- Created by: Lowell Ganz Babaloo Mandel
- Starring: Kevin Nealon Richard Lewis Jordan Baker Allison Mack Kyle Sabihy Jillian Bernard Faryn Einhorn Jonathan Osser Eugene Levy
- Composer: Ray Colcord
- Country of origin: United States
- Original language: English
- No. of seasons: 1
- No. of episodes: 16 (4 unaired)

Production
- Executive producers: Lowell Ganz Babaloo Mandel Tracy Newman Jonathan Stark Ron Howard Brian Grazer Tony Krantz
- Camera setup: Multi-camera
- Running time: 30 minutes
- Production companies: Imagine Television Touchstone Television

Original release
- Network: ABC
- Release: September 23, 1997 – March 13, 1998

= Hiller and Diller =

Hiller and Diller is an American sitcom that aired on ABC from September 23, 1997, to March 13, 1998.

==Premise==
Ted and Neil are two comedy writers with very different lives.

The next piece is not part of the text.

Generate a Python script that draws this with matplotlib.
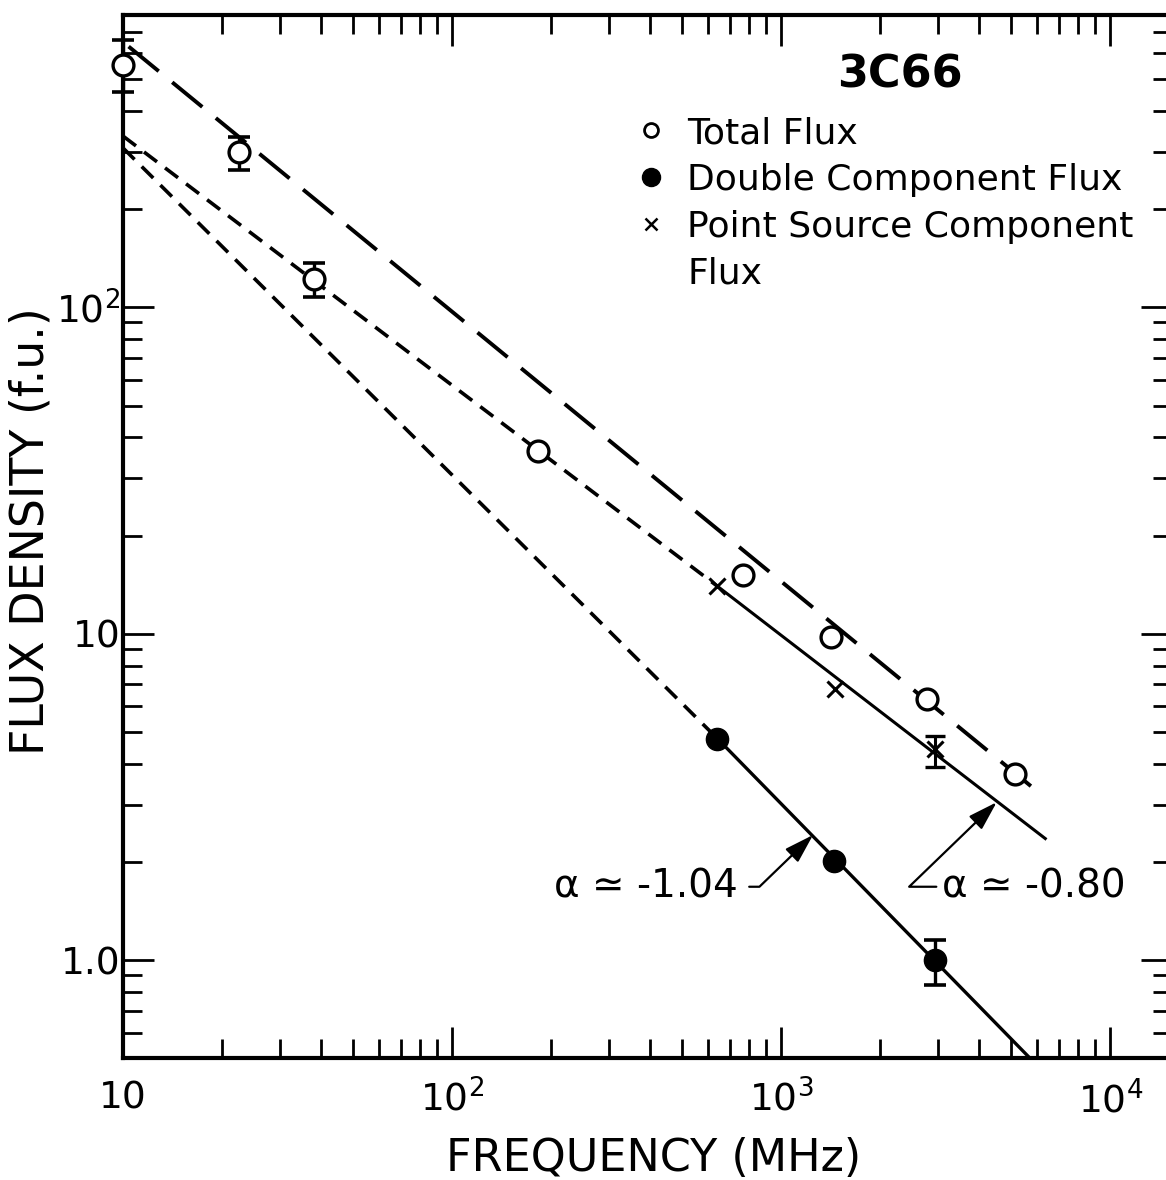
import numpy as np
import matplotlib.pyplot as plt
from matplotlib.lines import Line2D
from matplotlib.ticker import FixedLocator, FixedFormatter, NullFormatter, LogLocator

plt.rcParams['font.family'] = ['DejaVu Sans']
plt.rcParams['mathtext.fontset'] = 'dejavusans'

# 3C66 spectrum, values
total_x = [10, 22.5, 38, 182, 765, 1420, 2780, 5140]
total_y = [553, 300, 122, 36.2, 15.1, 9.8, 6.3, 3.73]
total_lo = [458, 264, 108]   # error bars on first three points
total_hi = [661, 333, 137]

double_x = [640, 1450, 2940]
double_y = [4.78, 2.02, 1.0]
double_lo = [0.84]           # error bar on last point
double_hi = [1.15]

point_x = [640, 1460, 2940]
point_y = [14.0, 6.8, 4.45]
point_lo = [3.92]
point_hi = [4.87]

# fitted spectra (end points)
fit_total_x = [10.4, 6100]
fit_total_y = [630, 3.25]
fit_point_ext_x = [10, 640]
fit_point_ext_y = [335, 14.0]
fit_point_x = [640, 6350]
fit_point_y = [14.0, 2.36]
fit_double_ext_x = [10, 640]
fit_double_ext_y = [308, 4.78]
fit_double_x = [640, 5720]
fit_double_y = [4.78, 0.5]

x_ticks = [10, 100, 1000, 10000]
x_labels = ['10', r'$10^2$', r'$10^3$', r'$10^4$']
y_ticks = [1, 10, 100]
y_labels = ['1.0', '10', r'$10^2$']

fig = plt.figure(figsize=(11.66, 11.8), dpi=100)
ax = fig.add_axes([0.1055, 0.1034, 0.8997, 0.8839])
ax.set_xscale('log')
ax.set_yscale('log')
ax.set_xlim(10, 15420)
ax.set_ylim(0.502, 787)

# fit lines
ax.plot(fit_total_x, fit_total_y, color='black', lw=2.8, dashes=(10, 4.5))
ax.plot(fit_point_ext_x, fit_point_ext_y, color='black', lw=2.6, dashes=(4.5, 2.8))
ax.plot(fit_point_x, fit_point_y, color='black', lw=2.2)
ax.plot(fit_double_ext_x, fit_double_ext_y, color='black', lw=2.6, dashes=(4.5, 2.8))
ax.plot(fit_double_x, fit_double_y, color='black', lw=2.4)

# error bars
n = len(total_lo)
ax.errorbar(total_x[:n], total_y[:n],
            yerr=[np.array(total_y[:n]) - total_lo, np.array(total_hi) - total_y[:n]],
            fmt='none', ecolor='black', elinewidth=2.4, capsize=8, capthick=2.6,
            zorder=3, clip_on=False)
ax.errorbar(double_x[-1:], double_y[-1:],
            yerr=[np.array(double_y[-1:]) - double_lo, np.array(double_hi) - double_y[-1:]],
            fmt='none', ecolor='black', elinewidth=2.4, capsize=8, capthick=2.6, zorder=3)
ax.errorbar(point_x[-1:], point_y[-1:],
            yerr=[np.array(point_y[-1:]) - point_lo, np.array(point_hi) - point_y[-1:]],
            fmt='none', ecolor='black', elinewidth=2.2, capsize=7, capthick=2.4, zorder=3)

# data points
ax.plot(total_x, total_y, 'o', ms=15, mfc='white', mec='black', mew=2.4, zorder=5,
        clip_on=False)
ax.plot(double_x, double_y, 'o', ms=16, mfc='black', mec='black', zorder=5)
ax.plot(point_x, point_y, 'x', ms=11, mec='black', mew=2.2, zorder=5)

# spectral index labels
ax.annotate('α ≃ -1.04', xy=(1250, 2.42), xytext=(740, 1.68),
            ha='right', va='center', fontsize=28,
            arrowprops=dict(arrowstyle='-|>,head_length=0.45,head_width=0.14',
                            mutation_scale=40, color='black', lw=1.6,
                            connectionstyle='angle,angleA=0,angleB=44,rad=0',
                            relpos=(1, 0.5), shrinkA=6, shrinkB=0))
ax.annotate('α ≃ -0.80', xy=(4520, 3.05), xytext=(3080, 1.68),
            ha='left', va='center', fontsize=28,
            arrowprops=dict(arrowstyle='-|>,head_length=0.45,head_width=0.14',
                            mutation_scale=40, color='black', lw=1.6,
                            connectionstyle='angle,angleA=0,angleB=44,rad=0',
                            relpos=(0, 0.5), shrinkA=2, shrinkB=0))

# title and legend
ax.text(0.741, 0.942, '3C66', transform=ax.transAxes, ha='center', va='center',
        fontsize=32, fontweight='bold')
handles = [
    Line2D([], [], ls='none', marker='o', ms=10, mfc='white', mec='black', mew=2),
    Line2D([], [], ls='none', marker='o', ms=13, mfc='black', mec='black'),
    Line2D([], [], ls='none', marker='x', ms=9, mec='black', mew=1.8),
    Line2D([], [], ls='none'),
]
labels = ['Total Flux', 'Double Component Flux', 'Point Source Component', 'Flux']
ax.legend(handles, labels, loc='upper left', bbox_to_anchor=(633 / 1166, 1 - 116 / 1180),
          bbox_transform=fig.transFigure, frameon=False, fontsize=26,
          handlelength=1.0, handletextpad=0.5, labelspacing=0.36,
          borderpad=0, borderaxespad=0)

# axes styling
ax.xaxis.set_major_locator(FixedLocator(x_ticks))
ax.xaxis.set_major_formatter(FixedFormatter(x_labels))
ax.xaxis.set_minor_locator(LogLocator(base=10, subs=np.arange(2, 10), numticks=20))
ax.xaxis.set_minor_formatter(NullFormatter())
ax.yaxis.set_major_locator(FixedLocator(y_ticks))
ax.yaxis.set_major_formatter(FixedFormatter(y_labels))
ax.yaxis.set_minor_locator(LogLocator(base=10, subs=np.arange(2, 10), numticks=20))
ax.yaxis.set_minor_formatter(NullFormatter())

ax.tick_params(which='both', direction='in', top=True, right=True, width=2, labelsize=27)
ax.tick_params(which='major', length=22)
ax.tick_params(which='minor', length=14)
ax.tick_params(axis='x', which='major', pad=16)
ax.tick_params(axis='y', which='major', pad=2)
for s in ax.spines.values():
    s.set_linewidth(3)

ax.set_xlabel('FREQUENCY (MHz)', fontsize=32, va='center')
ax.xaxis.set_label_coords(0.506, -0.096)
ax.set_ylabel('FLUX DENSITY (f.u.)', fontsize=33, va='center')
ax.yaxis.set_label_coords(-0.088, 0.505)

fig.savefig('out.png', dpi=100)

Ted has an overachieving daughter among his three children, while Neil has two troublesome teenagers.

==Cast==
- Kevin Nealon as Ted Hiller
- Richard Lewis as Neil Diller
- Jordan Baker as Jeanne Hiller, Ted's wife
- Allison Mack as Brooke Diller, Neil's daughter
- Kyle Sabihy as Zane Diller, Neil's son
- Jillian Bernard as Allison Hiller, Ted & Jeanne's daughter
- Faryn Einhorn as Lizzie Hiller, Ted & Jeanne's daughter
- Jonathan Osser as Josh Hiller, Ted & Jeanne's son
- Eugene Levy as Gordon Schermerhorn

==Episodes==

| No. | Title | Directed by | Written by | Original release date | Prod. code |
| 1 | "Pilot" | Gil Junger | Lowell Ganz & Babaloo Mandel | September 23, 1997 | 001 |
Zane gets expelled from school, so Diller asks Hiller to help the boy get into the school where Hiller's daughter goes.
| 2 | "The Play's the Thing" | Philip Charles MacKenzie | Alex Herschlag | September 30, 1997 | 004 |
Ted and Neil writes a paper for Zane and Lizzie, but the paper gets only a C+.
| 3 | "The Anniversary" | Philip Charles MacKenzie | Tracy Newman & Jonathan Stark | October 7, 1997 | 003 |
Ted and Jeanne allows Neil to babysit so they can celebrate their anniversary at a hotel.
| 4 | "The Old Flame" | Unknown | Unknown | October 14, 1997 | 005 |
Neil is dating Ted's former college girlfriend.
| 5 | "Don't Make Me Hurt You" | Unknown | Unknown | October 21, 1997 | 006 |
When Neil is fired over creative differences, Ted decides to quit too and join him as a script writer for wrestling shows.
| 6 | "A Very Special Episode of Hiller and Diller" | Unknown | Unknown | October 28, 1997 | 007 |
Neil implies that Jeanne isn't funny, so Ted bets Neil that she can get the dinner guests to laugh.
| 7 | "Butterfly Kisses" | Unknown | Unknown | November 4, 1997 | 010 |
Lizzie forbids Ted from singing at her first boy-girl party.
| 8 | "Hiller's List" | Unknown | Unknown | November 11, 1997 | 009 |
Ted plays matchmaker for Neil.
| 9 | "Thankless-giving" | Unknown | Unknown | November 27, 1997 | 013 |
Jeanne lets Ted cook the holiday meal when Ted says he can cook just as good as she does.
| 10 | "Christmas/Hanukkah" | Gil Junger | Alex Herschlag | December 16, 1997 | 012 |
Jeanne helps Gordon with an office party.
| 11 | "The Cliffy Dukay Show" | Unknown | Unknown | December 23, 1997 | 008 |
Neil pressures Gordon into hiring a politically incorrect comedian.
| 12 | "Zane and Lizzie" | Unknown | Unknown | March 6, 1998 | 014 |
Ted and Jeanne learns that Zane has a crush on Lizzie.
| 13 | "Smart Guy" | Unknown | Unknown | March 13, 1998 | 016 |
Neil's son is picked to represent the school in a contest when he aces a math test.
| 14 | "Jeanne Gets a Job" | TBD | TBD | Unaired | 015 |
Ted wants the kid to be supportive when Jeannie applies for a job.
| 15 | "Haircut" | TBD | TBD | Unaired | 002 |
Ted doesn't know if Gordon plans to renew their contracts.
| 16 | "Diller vs. Diller" | TBD | TBD | Unaired | 011 |
Neil's first wife doesn't want him to keep the kids for a year.